## Required task:
From the first line of the entries below through the line bearing "import seaborn as sns", write out each line exactly. Omit pictures.

Entries with chart source code
· · · · ·

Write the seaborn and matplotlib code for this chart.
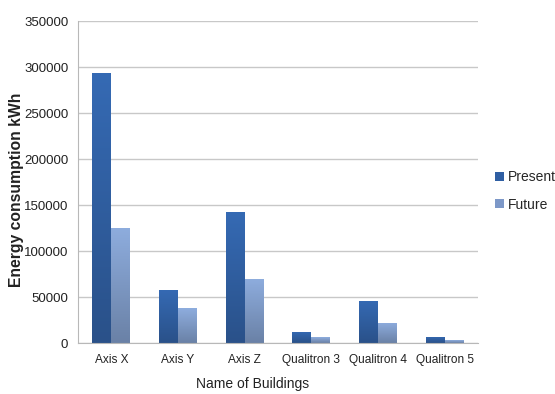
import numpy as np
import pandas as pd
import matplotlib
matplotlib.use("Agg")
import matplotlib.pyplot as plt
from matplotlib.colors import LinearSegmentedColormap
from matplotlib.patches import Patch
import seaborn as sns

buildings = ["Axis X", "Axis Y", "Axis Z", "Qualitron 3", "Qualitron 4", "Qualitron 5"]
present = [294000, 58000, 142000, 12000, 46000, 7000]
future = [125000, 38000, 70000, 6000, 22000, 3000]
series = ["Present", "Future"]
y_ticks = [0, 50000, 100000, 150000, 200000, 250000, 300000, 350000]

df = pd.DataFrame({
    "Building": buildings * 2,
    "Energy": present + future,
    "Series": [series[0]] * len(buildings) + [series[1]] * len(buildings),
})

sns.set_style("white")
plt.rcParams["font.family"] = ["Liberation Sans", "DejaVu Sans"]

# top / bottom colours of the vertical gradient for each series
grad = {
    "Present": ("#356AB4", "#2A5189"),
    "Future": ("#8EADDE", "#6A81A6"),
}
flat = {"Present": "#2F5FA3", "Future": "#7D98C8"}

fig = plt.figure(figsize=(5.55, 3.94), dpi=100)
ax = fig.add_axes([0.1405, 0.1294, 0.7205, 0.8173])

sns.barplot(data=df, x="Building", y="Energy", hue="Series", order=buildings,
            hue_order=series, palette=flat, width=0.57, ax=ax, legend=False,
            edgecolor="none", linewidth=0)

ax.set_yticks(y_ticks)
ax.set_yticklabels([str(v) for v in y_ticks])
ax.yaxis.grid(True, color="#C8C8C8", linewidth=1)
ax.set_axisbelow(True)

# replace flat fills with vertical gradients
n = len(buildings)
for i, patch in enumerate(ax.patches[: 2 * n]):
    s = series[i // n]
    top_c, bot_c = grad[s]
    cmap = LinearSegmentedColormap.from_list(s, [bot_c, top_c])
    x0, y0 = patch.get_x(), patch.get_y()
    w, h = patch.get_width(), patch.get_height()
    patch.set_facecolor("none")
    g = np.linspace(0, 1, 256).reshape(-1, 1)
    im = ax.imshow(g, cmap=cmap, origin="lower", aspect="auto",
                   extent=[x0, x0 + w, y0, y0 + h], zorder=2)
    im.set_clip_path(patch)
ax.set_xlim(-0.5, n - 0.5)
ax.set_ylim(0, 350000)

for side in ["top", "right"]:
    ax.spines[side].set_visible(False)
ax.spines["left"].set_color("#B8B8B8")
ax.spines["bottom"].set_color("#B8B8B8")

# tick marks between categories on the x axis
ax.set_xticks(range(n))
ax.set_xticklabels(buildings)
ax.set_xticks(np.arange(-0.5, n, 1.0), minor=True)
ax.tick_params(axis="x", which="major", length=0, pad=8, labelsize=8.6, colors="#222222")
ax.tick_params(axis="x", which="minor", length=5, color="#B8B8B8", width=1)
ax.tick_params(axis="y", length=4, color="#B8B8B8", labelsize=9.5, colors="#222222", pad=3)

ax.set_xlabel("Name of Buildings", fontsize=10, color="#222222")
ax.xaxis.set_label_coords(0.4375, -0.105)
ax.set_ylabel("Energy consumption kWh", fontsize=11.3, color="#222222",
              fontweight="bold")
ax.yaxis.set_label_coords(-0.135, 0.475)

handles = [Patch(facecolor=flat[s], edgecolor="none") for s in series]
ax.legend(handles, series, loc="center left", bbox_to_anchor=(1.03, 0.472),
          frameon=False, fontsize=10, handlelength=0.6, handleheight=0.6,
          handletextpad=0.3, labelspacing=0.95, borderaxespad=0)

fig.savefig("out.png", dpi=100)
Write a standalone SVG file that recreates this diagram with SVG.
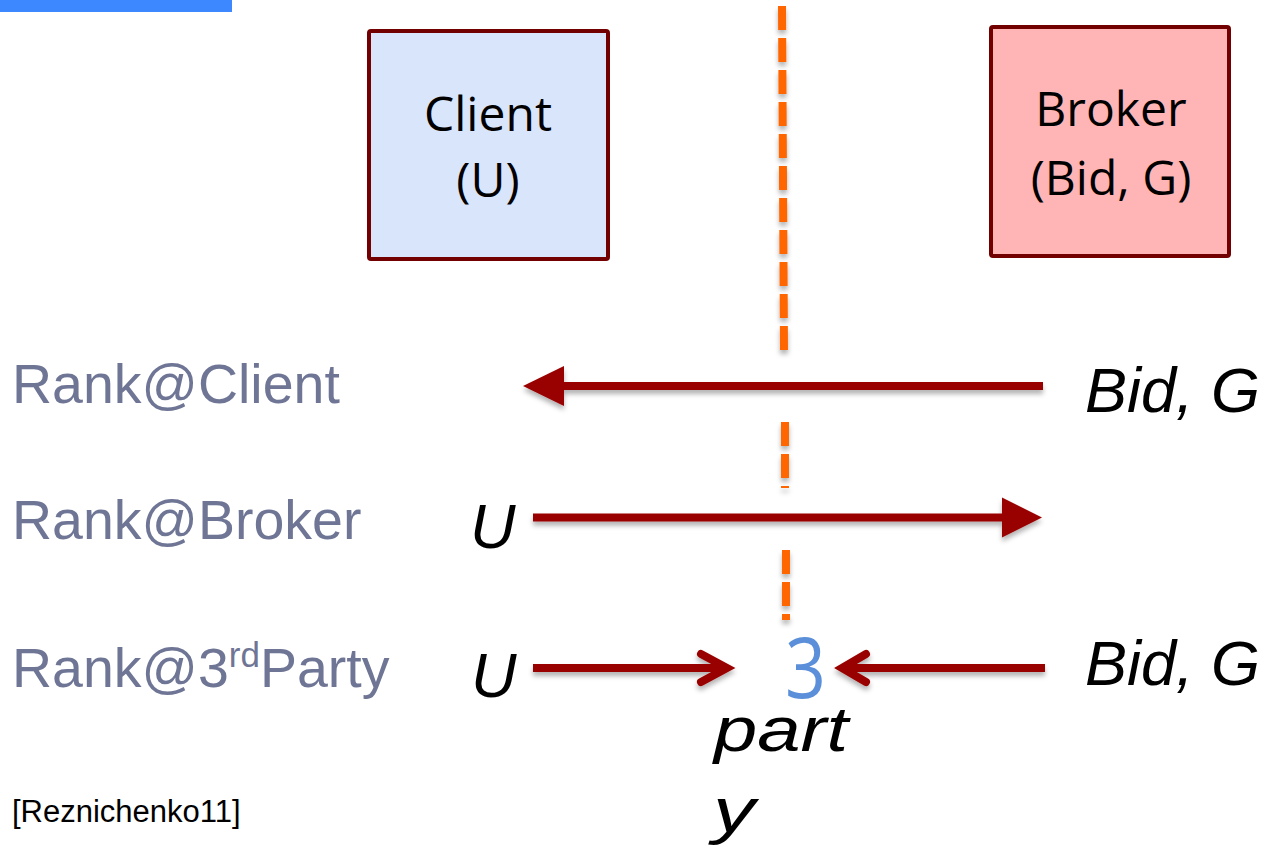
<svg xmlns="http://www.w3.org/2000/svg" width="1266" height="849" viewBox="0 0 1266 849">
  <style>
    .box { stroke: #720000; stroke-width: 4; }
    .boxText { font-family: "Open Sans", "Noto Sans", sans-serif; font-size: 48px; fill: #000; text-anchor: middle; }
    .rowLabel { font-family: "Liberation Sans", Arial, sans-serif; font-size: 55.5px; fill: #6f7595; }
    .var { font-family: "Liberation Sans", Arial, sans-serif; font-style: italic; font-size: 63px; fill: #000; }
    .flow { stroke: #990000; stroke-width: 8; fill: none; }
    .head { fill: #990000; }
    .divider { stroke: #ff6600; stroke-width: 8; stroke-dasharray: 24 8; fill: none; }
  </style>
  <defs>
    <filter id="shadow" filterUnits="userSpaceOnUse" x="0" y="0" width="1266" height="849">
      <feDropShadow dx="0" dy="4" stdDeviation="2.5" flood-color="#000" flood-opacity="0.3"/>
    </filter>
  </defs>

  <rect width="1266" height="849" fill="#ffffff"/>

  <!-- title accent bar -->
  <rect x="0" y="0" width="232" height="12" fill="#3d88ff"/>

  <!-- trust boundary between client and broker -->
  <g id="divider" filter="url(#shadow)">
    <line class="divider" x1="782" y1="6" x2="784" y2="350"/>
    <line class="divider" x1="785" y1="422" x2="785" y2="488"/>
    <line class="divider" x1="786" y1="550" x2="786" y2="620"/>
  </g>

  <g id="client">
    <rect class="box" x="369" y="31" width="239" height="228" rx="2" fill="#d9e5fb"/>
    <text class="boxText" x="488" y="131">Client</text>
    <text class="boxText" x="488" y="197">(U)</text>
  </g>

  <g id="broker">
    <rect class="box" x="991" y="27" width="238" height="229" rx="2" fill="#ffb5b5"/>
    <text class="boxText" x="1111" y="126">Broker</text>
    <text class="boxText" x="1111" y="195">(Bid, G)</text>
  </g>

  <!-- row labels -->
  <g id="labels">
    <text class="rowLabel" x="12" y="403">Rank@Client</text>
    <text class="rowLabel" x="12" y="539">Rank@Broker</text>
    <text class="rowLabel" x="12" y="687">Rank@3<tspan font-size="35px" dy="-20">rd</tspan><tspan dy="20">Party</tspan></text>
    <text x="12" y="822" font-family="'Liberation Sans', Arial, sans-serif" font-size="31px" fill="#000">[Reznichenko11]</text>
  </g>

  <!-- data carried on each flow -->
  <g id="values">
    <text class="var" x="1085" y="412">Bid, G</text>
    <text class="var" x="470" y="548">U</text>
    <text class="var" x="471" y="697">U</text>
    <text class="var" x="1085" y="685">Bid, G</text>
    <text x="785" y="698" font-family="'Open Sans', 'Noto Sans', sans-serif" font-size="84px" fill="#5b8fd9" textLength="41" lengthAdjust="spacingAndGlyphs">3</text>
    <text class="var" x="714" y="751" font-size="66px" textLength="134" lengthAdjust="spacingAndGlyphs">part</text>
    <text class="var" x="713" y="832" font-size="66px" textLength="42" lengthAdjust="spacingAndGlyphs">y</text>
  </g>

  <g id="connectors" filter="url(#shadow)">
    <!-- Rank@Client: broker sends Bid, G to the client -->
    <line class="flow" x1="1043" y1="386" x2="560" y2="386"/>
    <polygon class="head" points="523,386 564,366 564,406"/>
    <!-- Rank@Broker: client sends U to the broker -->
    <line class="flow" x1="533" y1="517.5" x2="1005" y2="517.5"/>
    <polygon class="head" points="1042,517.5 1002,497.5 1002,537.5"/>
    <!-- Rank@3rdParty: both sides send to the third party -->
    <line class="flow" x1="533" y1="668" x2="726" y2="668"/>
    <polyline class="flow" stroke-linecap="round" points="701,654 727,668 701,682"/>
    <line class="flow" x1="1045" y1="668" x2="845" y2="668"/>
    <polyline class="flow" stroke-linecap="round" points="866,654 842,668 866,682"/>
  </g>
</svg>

· · · · ·

## Exercise output:
Write the seaborn and matplotlib code for this chart.
import numpy as np
import pandas as pd
import matplotlib
matplotlib.use("Agg")
import matplotlib.pyplot as plt
from matplotlib.colors import LinearSegmentedColormap
from matplotlib.patches import Patch
import seaborn as sns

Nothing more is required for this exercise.